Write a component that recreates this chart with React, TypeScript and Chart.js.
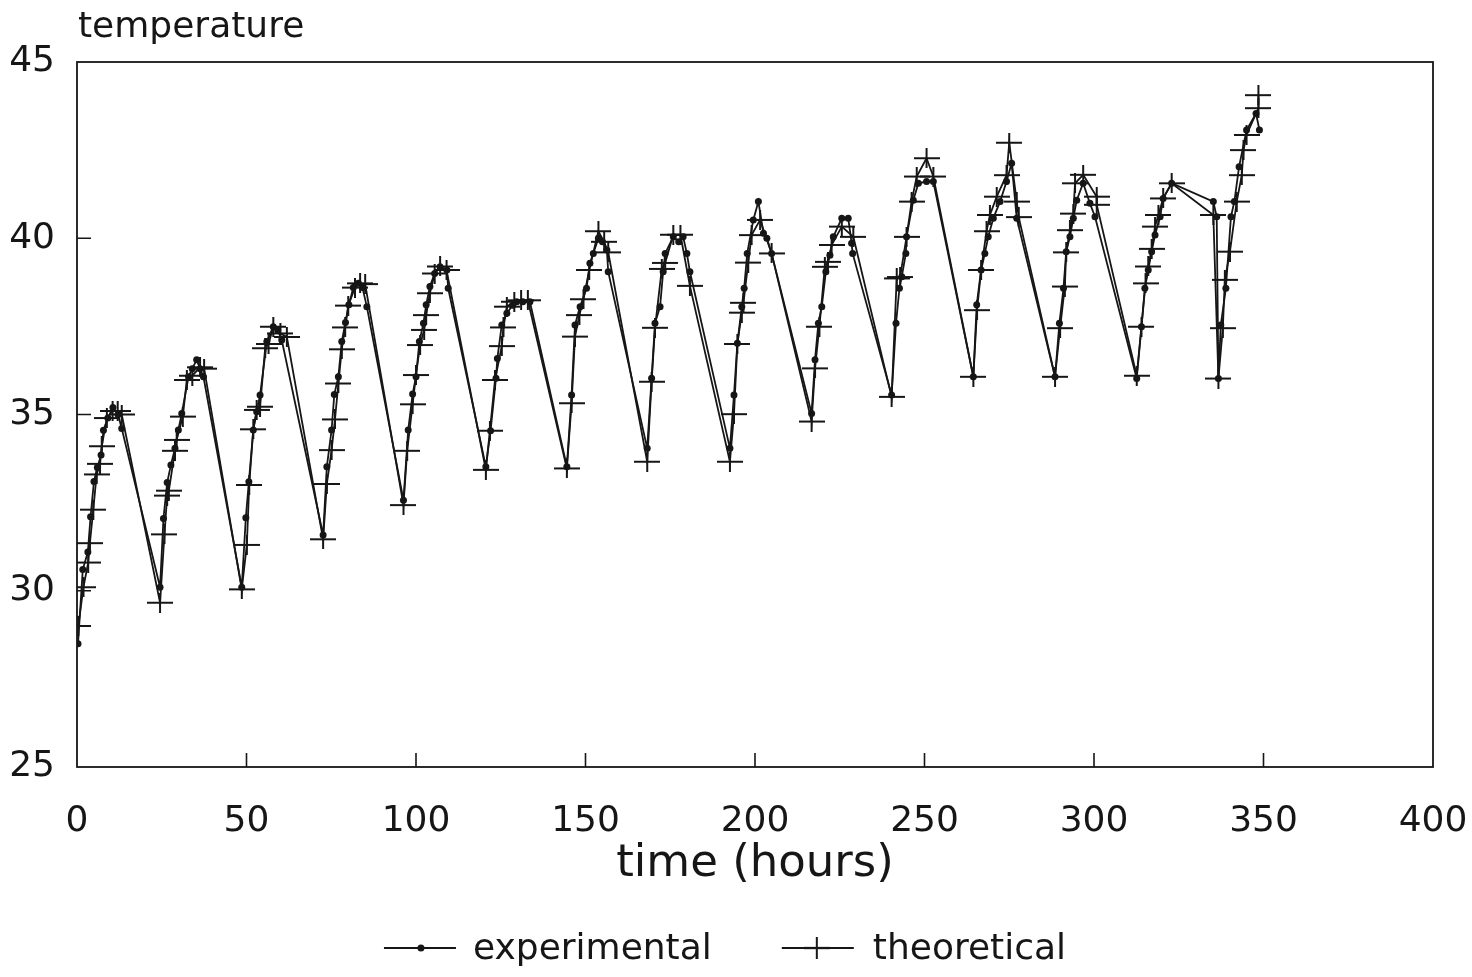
import React, { useEffect, useRef } from 'react';
import { Chart, registerables } from 'chart.js';

Chart.register(...registerables);

// ---- data ----
const expTime = [
  0.3, 1.7, 3.2, 4.0, 5.0, 6.0, 7.1, 7.8, 9.1, 10.6, 12.1, 13.2,
  24.5, 25.5, 26.6, 27.7, 28.9, 29.9, 30.9, 32.9, 34.0, 35.3, 36.3, 37.3,
  48.6, 49.8, 50.7, 52.0, 53.0, 54.0, 56.0, 57.9, 59.2, 60.4,
  72.6, 73.7, 75.1, 75.9, 77.1, 78.1, 79.2, 80.2, 81.5, 83.0, 84.2, 85.5,
  96.3, 97.7, 99.0, 100.0, 101.0, 102.2, 103.0, 104.1, 105.5, 107.1, 109.1, 109.5,
  120.6, 122.0, 123.6, 124.0, 125.3, 126.8, 128.5, 129.7, 131.5, 133.6,
  144.5, 145.9, 146.9, 148.4, 150.3, 151.3, 152.3, 153.8, 155.0, 156.3, 156.7,
  168.2, 169.5, 170.5, 172.0, 172.9, 173.5, 175.9, 177.5, 178.8, 179.9, 180.8,
  192.6, 193.8, 194.8, 196.1, 196.8, 197.7, 199.5, 201.0, 202.5, 203.5, 204.9,
  216.7, 217.7, 218.7, 219.7, 220.9, 222.1, 223.1, 225.6, 227.5, 228.5, 228.8,
  240.3, 241.6, 242.6, 243.3, 244.5, 244.7, 246.7, 248.2, 250.6, 252.6,
  264.4, 265.4, 266.7, 267.8, 268.8, 270.3, 272.3, 274.2, 275.7, 277.2,
  288.5, 289.8, 291.0, 291.8, 292.9, 293.9, 294.9, 296.8, 298.8, 300.3,
  312.6, 314.0, 315.0, 316.0, 317.0, 318.0, 319.5, 320.4, 322.9, 335.2, 336.2, 336.7,
  337.4, 338.9, 340.4, 341.4, 342.8, 345.0, 347.8, 348.8,
];
const expTemp = [
  28.5, 30.6, 31.1, 32.1, 33.1, 33.5, 33.85, 34.55, 34.9, 35.2, 35.0, 34.6,
  30.1, 32.05, 33.07, 33.57, 34.04, 34.56, 35.03, 36.07, 36.3, 36.55, 36.3, 36.07,
  30.1, 32.07, 33.09, 34.56, 35.08, 35.55, 37.07, 37.49, 37.4, 37.11,
  31.58, 33.52, 34.56, 35.57, 36.07, 37.07, 37.61, 38.11, 38.6, 38.72, 38.6, 38.06,
  32.57, 34.56, 35.58, 36.07, 37.07, 37.59, 38.11, 38.63, 39.0, 39.19, 39.1, 38.58,
  33.52, 34.54, 36.03, 36.59, 37.54, 37.87, 38.1, 38.2, 38.2, 38.2,
  33.52, 35.55, 37.54, 38.06, 38.58, 39.29, 39.57, 40.0, 39.9, 39.67, 39.05,
  34.04, 36.03, 37.59, 38.06, 39.05, 39.57, 40.04, 39.9, 40.04, 39.57, 39.05,
  34.04, 35.55, 37.02, 38.06, 38.58, 39.57, 40.52, 41.04, 40.14, 40.0, 39.57,
  35.03, 36.55, 37.59, 38.06, 39.05, 39.52, 40.04, 40.57, 40.57, 39.86, 39.57,
  35.55, 37.59, 38.58, 38.91, 39.57, 40.04, 41.08, 41.56, 41.61, 41.61,
  36.07, 38.11, 39.1, 39.57, 40.04, 40.57, 41.04, 41.61, 42.13, 40.57,
  36.07, 37.59, 38.58, 39.62, 40.04, 40.57, 41.08, 41.56, 40.99, 40.61,
  36.02, 37.49, 38.58, 39.1, 39.62, 40.09, 40.61, 41.13, 41.56, 41.04, 40.61, 36.02,
  37.54, 38.58, 40.61, 41.04, 42.03, 43.07, 43.54, 43.07,
];

const theoTime = [
  0.4, 1.9, 3.3, 3.8, 4.8, 5.8, 6.8, 7.3, 8.8, 10.5, 12.0, 13.2,
  24.5, 25.8, 26.6, 27.1, 28.9, 29.4, 31.2, 32.4, 34.0, 36.3, 37.5,
  48.6, 50.1, 50.8, 52.0, 53.0, 54.0, 55.5, 56.5, 57.9, 60.0, 61.9,
  72.6, 73.7, 75.1, 76.1, 77.1, 78.1, 79.1, 80.0, 82.0, 83.5, 85.0,
  96.3, 97.4, 99.0, 100.0, 101.2, 102.4, 103.0, 104.1, 105.5, 107.1, 109.0,
  120.6, 121.8, 123.3, 125.3, 125.8, 126.8, 129.0, 131.0, 133.0,
  144.5, 145.9, 146.9, 148.2, 149.4, 151.1, 153.8, 155.5, 156.7,
  168.2, 169.5, 170.5, 172.5, 173.5, 175.9, 178.0, 180.8,
  192.6, 193.8, 194.8, 196.1, 196.6, 198.0, 199.0, 201.5, 204.9,
  216.7, 217.7, 219.0, 220.6, 221.5, 222.6, 225.6, 229.0,
  240.3, 241.8, 242.8, 244.7, 246.2, 247.7, 250.6, 252.6,
  264.4, 265.5, 266.7, 268.3, 269.3, 271.3, 274.2, 275.0, 277.2, 277.8,
  288.5, 290.0, 291.4, 291.8, 292.9, 293.9, 294.4, 296.8, 300.8, 300.8,
  312.6, 314.0, 315.2, 316.0, 317.0, 318.0, 319.0, 320.4, 322.9, 335.2, 336.7,
  338.0, 338.6, 340.1, 342.1, 343.6, 344.1, 345.0, 348.5, 348.5,
];
const theoTemp = [
  29.0, 30.1, 30.8, 31.35, 32.3, 33.3, 33.6, 34.1, 34.9, 35.1, 35.1, 35.0,
  29.66, 31.6, 32.7, 32.84, 33.97, 34.28, 34.94, 35.98, 36.1, 36.34, 36.3,
  30.04, 31.3, 33.0, 34.58, 35.13, 35.22, 36.88, 37.0, 37.49, 37.3, 37.2,
  31.46, 33.03, 33.99, 34.86, 35.88, 36.85, 37.47, 38.09, 38.6, 38.72, 38.7,
  32.43, 33.97, 35.29, 36.12, 36.97, 37.4, 37.82, 38.44, 39.0, 39.2, 39.1,
  33.43, 34.54, 35.98, 36.94, 37.47, 38.06, 38.2, 38.24, 38.24,
  33.47, 35.32, 37.21, 37.82, 38.27, 39.1, 40.2, 39.9, 39.6,
  33.66, 35.93, 37.46, 39.13, 39.3, 40.1, 40.1, 38.65,
  33.66, 35.01, 37.0, 37.89, 38.17, 39.31, 40.09, 40.52, 39.57,
  34.8, 36.31, 37.49, 39.19, 39.33, 39.81, 40.33, 40.04,
  35.5, 38.86, 38.9, 40.04, 41.04, 41.75, 42.27, 41.75,
  36.07, 37.96, 39.1, 40.2, 40.66, 41.18, 41.79, 42.71, 41.04, 40.6,
  36.07, 37.45, 38.63, 39.6, 40.23, 40.7, 41.56, 41.8, 41.18, 40.95,
  36.1, 37.49, 38.72, 39.2, 39.7, 40.33, 40.66, 41.13, 41.56, 40.66, 36.02,
  37.45, 38.82, 39.62, 41.04, 41.79, 42.5, 42.93, 43.69, 44.06,
];

const xTicks = [0, 50, 100, 150, 200, 250, 300, 350, 400];
const yTicks = [25, 30, 35, 40, 45];
const seriesNames = ['experimental', 'theoretical'];
const xTitle = 'time (hours)';
const yTitle = 'temperature';

const INK = '#161616';
const FONT = '"DejaVu Sans", sans-serif';

function makeCross(w: number, h: number, lw: number): HTMLCanvasElement {
  const c = document.createElement('canvas');
  c.width = w;
  c.height = h;
  const g = c.getContext('2d')!;
  g.strokeStyle = INK;
  g.lineWidth = lw;
  g.beginPath();
  g.moveTo(0, h / 2);
  g.lineTo(w, h / 2);
  g.moveTo(w / 2, 0);
  g.lineTo(w / 2, h);
  g.stroke();
  return c;
}

export default function App() {
  const ref = useRef<HTMLCanvasElement>(null);

  useEffect(() => {
    const cross = makeCross(26, 20, 2);

    const decorPlugin = {
      id: 'decor',
      beforeDatasetsDraw(chart: any) {
        const { ctx, chartArea: a, scales } = chart;
        ctx.save();
        ctx.strokeStyle = INK;
        ctx.lineWidth = 1.8;
        ctx.strokeRect(a.left, a.top, a.right - a.left, a.bottom - a.top);
        ctx.lineWidth = 1.6;
        ctx.beginPath();
        xTicks.slice(1, -1).forEach((v) => {
          const px = scales.x.getPixelForValue(v);
          ctx.moveTo(px, a.bottom);
          ctx.lineTo(px, a.bottom - 14);
        });
        yTicks.slice(1, -1).forEach((v) => {
          const py = scales.y.getPixelForValue(v);
          ctx.moveTo(a.left, py);
          ctx.lineTo(a.left + 14, py);
        });
        ctx.stroke();
        ctx.restore();
      },
      afterDraw(chart: any) {
        const { ctx, chartArea: a } = chart;
        ctx.save();
        ctx.fillStyle = INK;
        // y title
        ctx.font = `36px ${FONT}`;
        ctx.textBaseline = 'alphabetic';
        ctx.textAlign = 'left';
        ctx.fillText(yTitle, a.left + 1, 37);

        // legend
        const cy = 948;
        ctx.font = `36px ${FONT}`;
        ctx.textBaseline = 'middle';
        const sample = 72;
        const w1 = ctx.measureText(seriesNames[0]).width;
        const w2 = ctx.measureText(seriesNames[1]).width;
        const total = sample + 17 + w1 + 70 + sample + 19 + w2;
        let x = chart.width / 2 - 11 - total / 2;
        ctx.strokeStyle = INK;
        ctx.lineWidth = 1.8;
        ctx.beginPath();
        ctx.moveTo(x, cy);
        ctx.lineTo(x + sample, cy);
        ctx.stroke();
        ctx.beginPath();
        ctx.arc(x + 37, cy, 3.5, 0, Math.PI * 2);
        ctx.fill();
        x += sample + 17;
        ctx.fillText(seriesNames[0], x, cy + 2);
        x += w1 + 70;
        ctx.beginPath();
        ctx.moveTo(x, cy);
        ctx.lineTo(x + sample, cy);
        ctx.stroke();
        ctx.drawImage(cross, x + 35 - 13, cy - 11, 26, 22);
        x += sample + 19;
        ctx.fillText(seriesNames[1], x, cy + 2);
        ctx.restore();
      },
    };

    const chart = new Chart(ref.current!, {
      type: 'line',
      data: {
        datasets: [
          {
            label: seriesNames[1],
            data: theoTime.map((t, i) => ({ x: t, y: theoTemp[i] })),
            borderColor: INK,
            borderWidth: 1.8,
            pointStyle: cross as any,
            pointRadius: 7,
            tension: 0,
          },
          {
            label: seriesNames[0],
            data: expTime.map((t, i) => ({ x: t, y: expTemp[i] })),
            borderColor: INK,
            backgroundColor: INK,
            borderWidth: 1.8,
            pointStyle: 'circle',
            pointRadius: 3.5,
            pointBorderWidth: 0,
            pointBackgroundColor: INK,
            tension: 0,
          },
        ],
      },
      options: {
        animation: false,
        responsive: true,
        maintainAspectRatio: false,
        events: [],
        layout: { padding: { top: 62, right: 39, bottom: 80, left: 0 } },
        plugins: {
          legend: { display: false },
          title: { display: false },
          tooltip: { enabled: false },
        },
        scales: {
          x: {
            type: 'linear',
            min: 0,
            max: 400,
            grid: { display: false },
            border: { display: false },
            afterBuildTicks: (axis: any) => {
              axis.ticks = xTicks.map((v) => ({ value: v }));
            },
            afterFit: (axis: any) => {
              axis.height = 130;
              axis.paddingLeft = 0;
              axis.paddingRight = 0;
            },
            ticks: {
              color: INK,
              font: { family: FONT, size: 36 },
              padding: 25,
              maxRotation: 0,
              autoSkip: false,
            },
            title: {
              display: true,
              text: xTitle,
              color: INK,
              font: { family: FONT, size: 45 },
              padding: { top: 0, bottom: 6 },
            },
          },
          y: {
            type: 'linear',
            min: 25,
            max: 45,
            grid: { display: false },
            border: { display: false },
            afterBuildTicks: (axis: any) => {
              axis.ticks = yTicks.map((v) => ({ value: v }));
            },
            afterFit: (axis: any) => {
              axis.width = 77;
              axis.paddingTop = 0;
              axis.paddingBottom = 0;
            },
            ticks: {
              color: INK,
              font: { family: FONT, size: 36 },
              padding: 14,
              autoSkip: false,
            },
          },
        },
      },
      plugins: [decorPlugin],
    });

    return () => chart.destroy();
  }, []);

  return (
    <div style={{ position: 'fixed', left: 0, top: 0, width: 1472, height: 977, background: '#fff' }}>
      <canvas ref={ref} />
    </div>
  );
}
++++++++++++++++++++
Goal - With all pictures left out, please transcribe exactly the lines from the start of the material through the line with "Chart.register(...registerables);".

Response below -
Write a component that recreates this chart with React, TypeScript and Chart.js.
import React, { useEffect, useRef } from 'react';
import { Chart, registerables } from 'chart.js';

Chart.register(...registerables);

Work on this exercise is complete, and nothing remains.